(Entries from a dataset)
━━━━━━━━━━━━━━━━━━━━━━━━━━━━━━
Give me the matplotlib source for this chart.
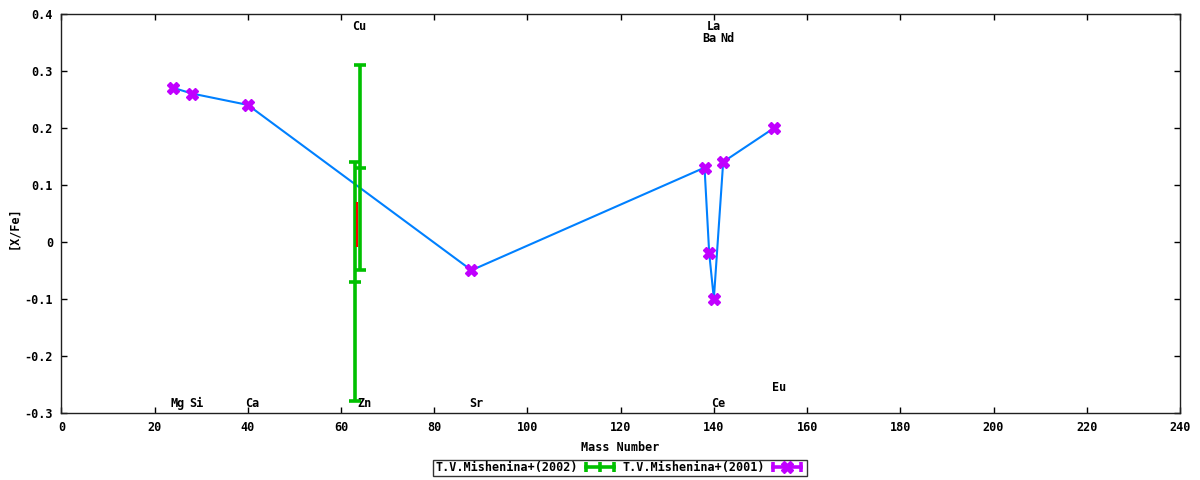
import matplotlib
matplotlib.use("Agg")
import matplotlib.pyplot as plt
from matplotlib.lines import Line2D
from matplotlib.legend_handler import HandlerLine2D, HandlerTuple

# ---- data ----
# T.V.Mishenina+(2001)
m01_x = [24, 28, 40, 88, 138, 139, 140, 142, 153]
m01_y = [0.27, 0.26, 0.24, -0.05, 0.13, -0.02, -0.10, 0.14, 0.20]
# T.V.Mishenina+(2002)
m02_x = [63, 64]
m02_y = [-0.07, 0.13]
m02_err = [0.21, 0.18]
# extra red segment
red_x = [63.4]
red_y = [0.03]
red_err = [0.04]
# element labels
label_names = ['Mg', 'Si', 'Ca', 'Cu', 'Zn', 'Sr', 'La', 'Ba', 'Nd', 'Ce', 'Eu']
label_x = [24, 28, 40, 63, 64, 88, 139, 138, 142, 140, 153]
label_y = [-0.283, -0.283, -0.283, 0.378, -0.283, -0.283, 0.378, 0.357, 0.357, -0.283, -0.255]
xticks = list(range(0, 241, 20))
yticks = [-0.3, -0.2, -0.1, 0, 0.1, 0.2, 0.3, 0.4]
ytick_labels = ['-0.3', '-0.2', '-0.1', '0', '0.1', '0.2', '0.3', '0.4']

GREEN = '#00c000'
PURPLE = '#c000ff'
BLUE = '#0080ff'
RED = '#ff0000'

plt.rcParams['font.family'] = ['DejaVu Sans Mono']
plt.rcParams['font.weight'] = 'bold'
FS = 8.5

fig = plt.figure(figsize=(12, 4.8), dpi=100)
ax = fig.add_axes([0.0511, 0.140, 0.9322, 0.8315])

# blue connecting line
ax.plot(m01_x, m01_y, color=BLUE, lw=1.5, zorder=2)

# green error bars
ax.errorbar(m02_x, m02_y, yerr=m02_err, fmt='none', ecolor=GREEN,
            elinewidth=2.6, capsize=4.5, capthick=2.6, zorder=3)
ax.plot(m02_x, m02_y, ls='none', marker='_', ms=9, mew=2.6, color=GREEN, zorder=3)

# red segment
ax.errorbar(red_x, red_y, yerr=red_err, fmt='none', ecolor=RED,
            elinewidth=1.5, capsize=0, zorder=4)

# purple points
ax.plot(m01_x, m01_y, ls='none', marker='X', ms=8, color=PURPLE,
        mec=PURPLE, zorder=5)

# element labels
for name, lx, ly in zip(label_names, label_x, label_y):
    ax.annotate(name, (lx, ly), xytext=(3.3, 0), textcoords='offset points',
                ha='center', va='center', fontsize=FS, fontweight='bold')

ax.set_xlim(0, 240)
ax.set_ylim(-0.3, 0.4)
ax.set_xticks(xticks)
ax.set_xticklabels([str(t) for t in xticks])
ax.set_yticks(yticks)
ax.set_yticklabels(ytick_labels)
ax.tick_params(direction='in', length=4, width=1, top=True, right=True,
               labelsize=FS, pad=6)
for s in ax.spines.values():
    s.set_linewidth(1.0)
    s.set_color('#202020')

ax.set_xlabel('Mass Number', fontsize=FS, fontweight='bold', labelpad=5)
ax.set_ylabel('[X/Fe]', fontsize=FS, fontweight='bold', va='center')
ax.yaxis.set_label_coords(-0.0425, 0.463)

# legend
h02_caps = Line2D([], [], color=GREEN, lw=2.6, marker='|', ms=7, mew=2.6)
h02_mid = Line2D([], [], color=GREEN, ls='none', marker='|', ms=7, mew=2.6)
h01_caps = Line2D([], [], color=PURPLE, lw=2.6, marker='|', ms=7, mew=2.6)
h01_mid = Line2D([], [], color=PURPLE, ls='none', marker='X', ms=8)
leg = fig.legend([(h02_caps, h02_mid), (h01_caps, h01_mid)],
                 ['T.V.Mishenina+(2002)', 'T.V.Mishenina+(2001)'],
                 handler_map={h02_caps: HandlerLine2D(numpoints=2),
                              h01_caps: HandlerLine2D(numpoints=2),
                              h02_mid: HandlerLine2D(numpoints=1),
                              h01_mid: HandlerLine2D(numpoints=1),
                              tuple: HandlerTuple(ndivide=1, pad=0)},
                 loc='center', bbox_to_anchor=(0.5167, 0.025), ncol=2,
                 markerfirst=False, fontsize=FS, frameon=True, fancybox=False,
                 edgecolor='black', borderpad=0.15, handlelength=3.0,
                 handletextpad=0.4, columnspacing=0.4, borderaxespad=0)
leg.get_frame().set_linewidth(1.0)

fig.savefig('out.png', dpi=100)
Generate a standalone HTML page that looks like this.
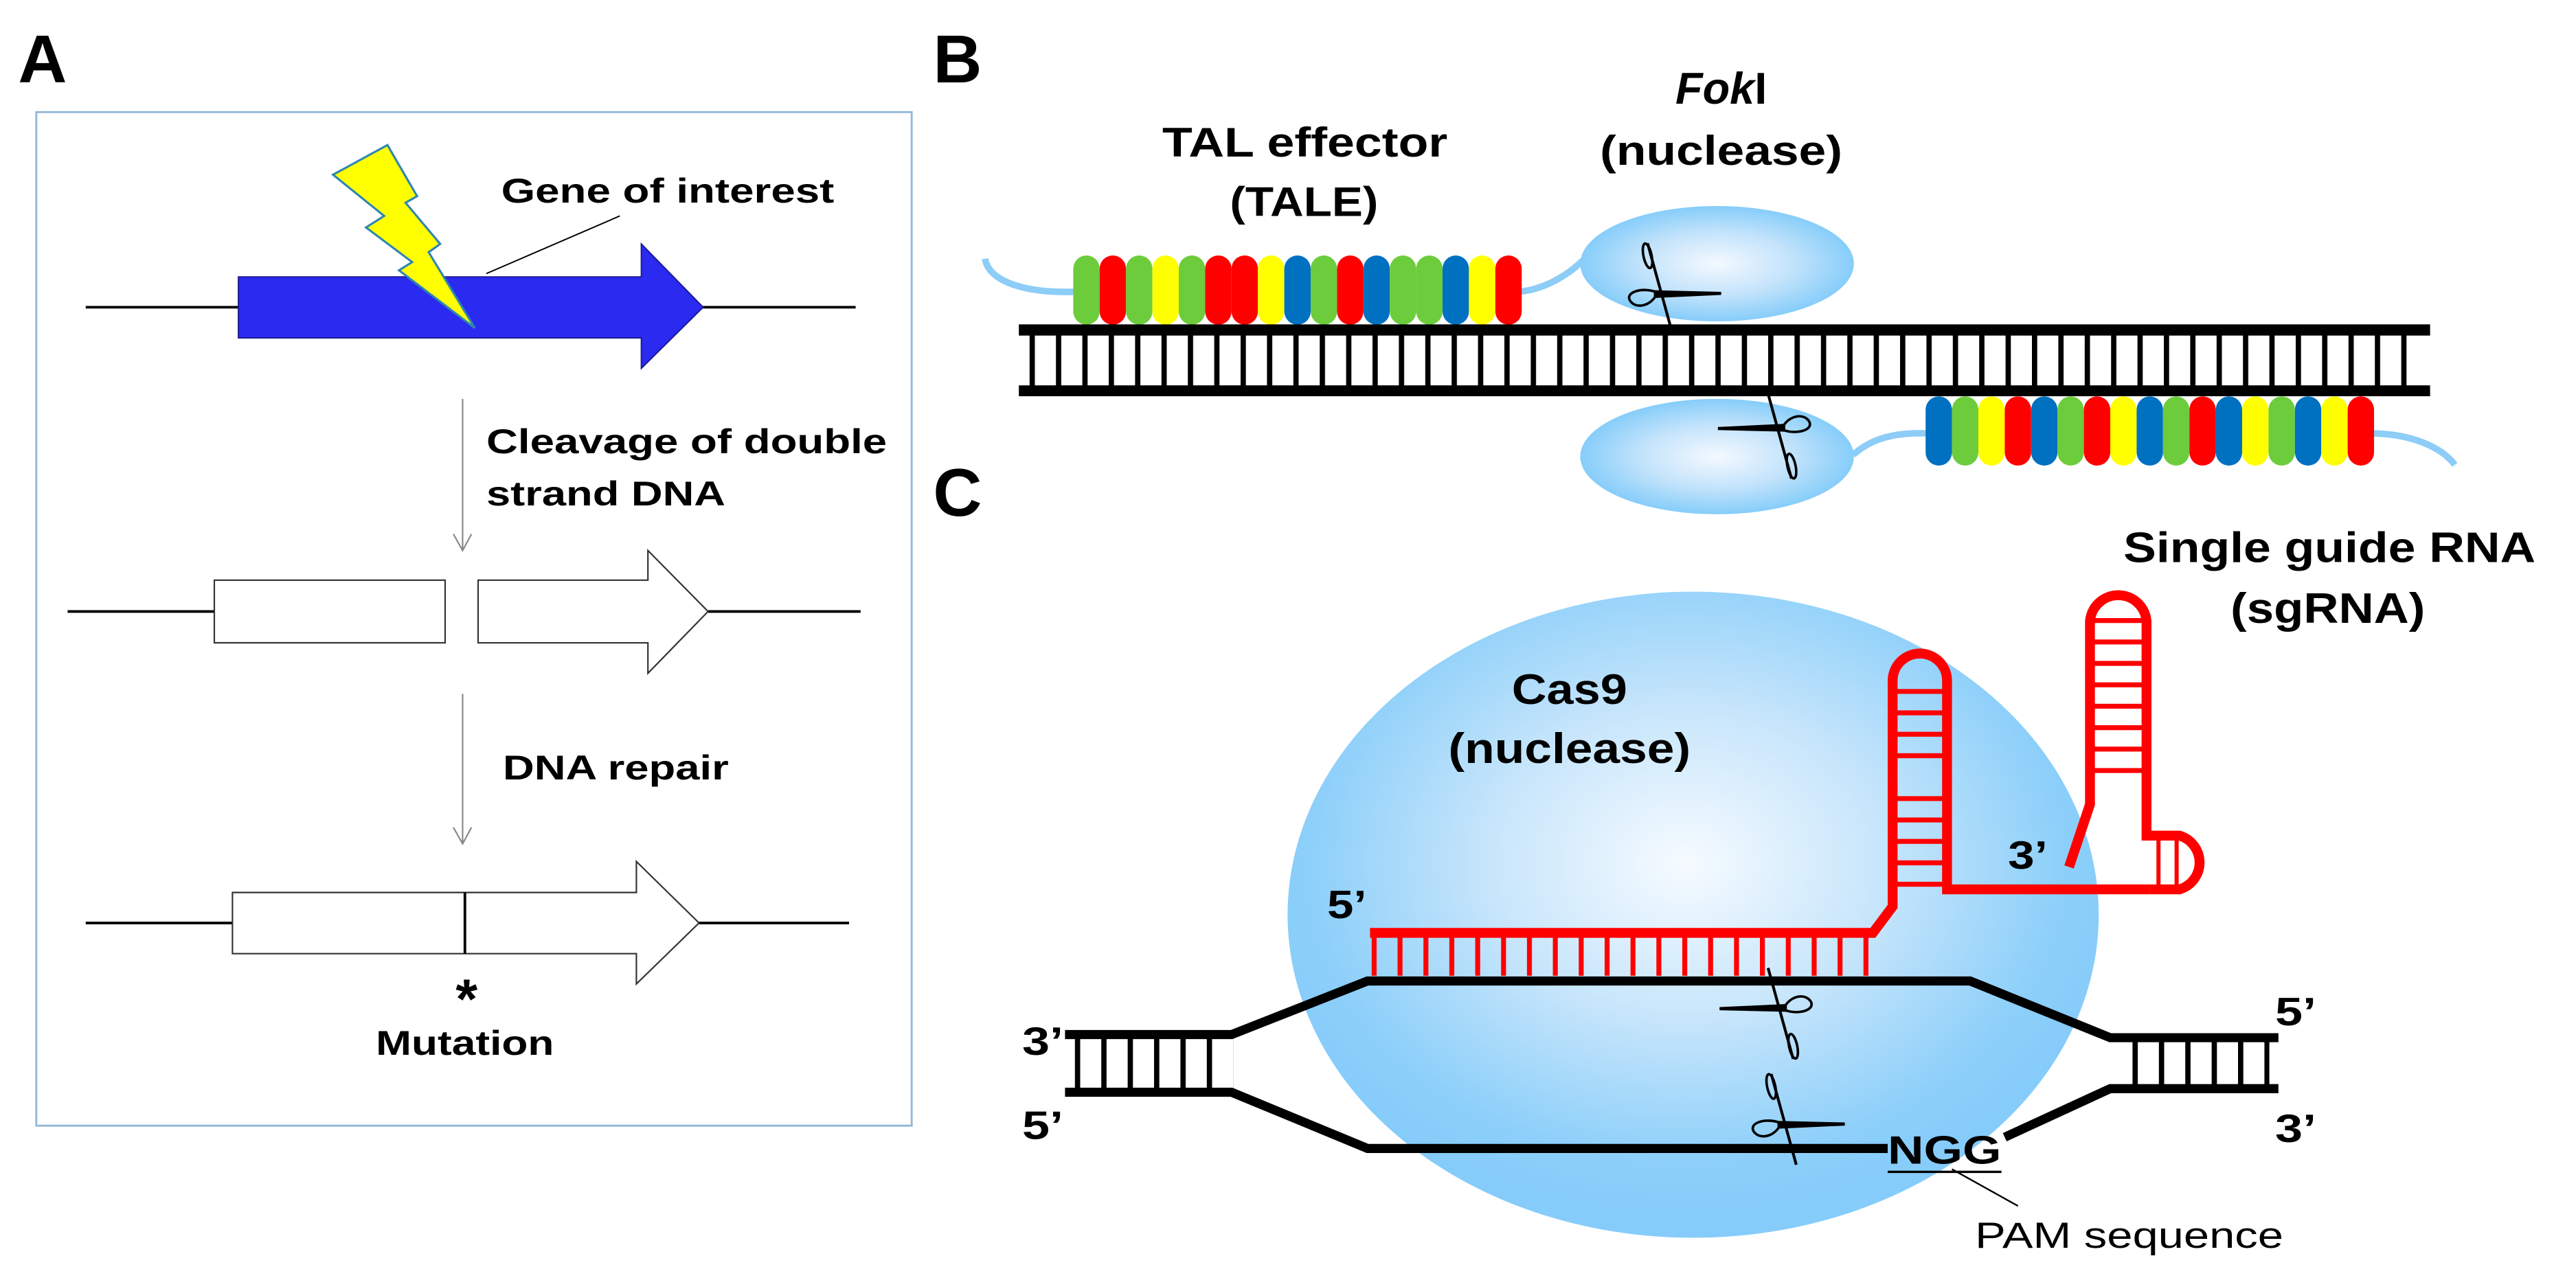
━━━━━━━━━━━━━━━━━━━━━━━━━━━━━━
◆ **Short problem**:
From the listing above, print every entry precisely and drop the pictures.

◆ **Answer to the task**:
Give me the matplotlib source for this chart.
import matplotlib
matplotlib.use("Agg")
import matplotlib.pyplot as plt
from matplotlib.lines import Line2D
from matplotlib.legend_handler import HandlerLine2D, HandlerTuple

# ---- data ----
# T.V.Mishenina+(2001)
m01_x = [24, 28, 40, 88, 138, 139, 140, 142, 153]
m01_y = [0.27, 0.26, 0.24, -0.05, 0.13, -0.02, -0.10, 0.14, 0.20]
# T.V.Mishenina+(2002)
m02_x = [63, 64]
m02_y = [-0.07, 0.13]
m02_err = [0.21, 0.18]
# extra red segment
red_x = [63.4]
red_y = [0.03]
red_err = [0.04]
# element labels
label_names = ['Mg', 'Si', 'Ca', 'Cu', 'Zn', 'Sr', 'La', 'Ba', 'Nd', 'Ce', 'Eu']
label_x = [24, 28, 40, 63, 64, 88, 139, 138, 142, 140, 153]
label_y = [-0.283, -0.283, -0.283, 0.378, -0.283, -0.283, 0.378, 0.357, 0.357, -0.283, -0.255]
xticks = list(range(0, 241, 20))
yticks = [-0.3, -0.2, -0.1, 0, 0.1, 0.2, 0.3, 0.4]
ytick_labels = ['-0.3', '-0.2', '-0.1', '0', '0.1', '0.2', '0.3', '0.4']

GREEN = '#00c000'
PURPLE = '#c000ff'
BLUE = '#0080ff'
RED = '#ff0000'

plt.rcParams['font.family'] = ['DejaVu Sans Mono']
plt.rcParams['font.weight'] = 'bold'
FS = 8.5

fig = plt.figure(figsize=(12, 4.8), dpi=100)
ax = fig.add_axes([0.0511, 0.140, 0.9322, 0.8315])

# blue connecting line
ax.plot(m01_x, m01_y, color=BLUE, lw=1.5, zorder=2)

# green error bars
ax.errorbar(m02_x, m02_y, yerr=m02_err, fmt='none', ecolor=GREEN,
            elinewidth=2.6, capsize=4.5, capthick=2.6, zorder=3)
ax.plot(m02_x, m02_y, ls='none', marker='_', ms=9, mew=2.6, color=GREEN, zorder=3)

# red segment
ax.errorbar(red_x, red_y, yerr=red_err, fmt='none', ecolor=RED,
            elinewidth=1.5, capsize=0, zorder=4)

# purple points
ax.plot(m01_x, m01_y, ls='none', marker='X', ms=8, color=PURPLE,
        mec=PURPLE, zorder=5)

# element labels
for name, lx, ly in zip(label_names, label_x, label_y):
    ax.annotate(name, (lx, ly), xytext=(3.3, 0), textcoords='offset points',
                ha='center', va='center', fontsize=FS, fontweight='bold')

ax.set_xlim(0, 240)
ax.set_ylim(-0.3, 0.4)
ax.set_xticks(xticks)
ax.set_xticklabels([str(t) for t in xticks])
ax.set_yticks(yticks)
ax.set_yticklabels(ytick_labels)
ax.tick_params(direction='in', length=4, width=1, top=True, right=True,
               labelsize=FS, pad=6)
for s in ax.spines.values():
    s.set_linewidth(1.0)
    s.set_color('#202020')

ax.set_xlabel('Mass Number', fontsize=FS, fontweight='bold', labelpad=5)
ax.set_ylabel('[X/Fe]', fontsize=FS, fontweight='bold', va='center')
ax.yaxis.set_label_coords(-0.0425, 0.463)

# legend
h02_caps = Line2D([], [], color=GREEN, lw=2.6, marker='|', ms=7, mew=2.6)
h02_mid = Line2D([], [], color=GREEN, ls='none', marker='|', ms=7, mew=2.6)
h01_caps = Line2D([], [], color=PURPLE, lw=2.6, marker='|', ms=7, mew=2.6)
h01_mid = Line2D([], [], color=PURPLE, ls='none', marker='X', ms=8)
leg = fig.legend([(h02_caps, h02_mid), (h01_caps, h01_mid)],
                 ['T.V.Mishenina+(2002)', 'T.V.Mishenina+(2001)'],
                 handler_map={h02_caps: HandlerLine2D(numpoints=2),
                              h01_caps: HandlerLine2D(numpoints=2),
                              h02_mid: HandlerLine2D(numpoints=1),
                              h01_mid: HandlerLine2D(numpoints=1),
                              tuple: HandlerTuple(ndivide=1, pad=0)},
                 loc='center', bbox_to_anchor=(0.5167, 0.025), ncol=2,
                 markerfirst=False, fontsize=FS, frameon=True, fancybox=False,
                 edgecolor='black', borderpad=0.15, handlelength=3.0,
                 handletextpad=0.4, columnspacing=0.4, borderaxespad=0)
leg.get_frame().set_linewidth(1.0)

fig.savefig('out.png', dpi=100)
Generate a standalone HTML page that looks like this.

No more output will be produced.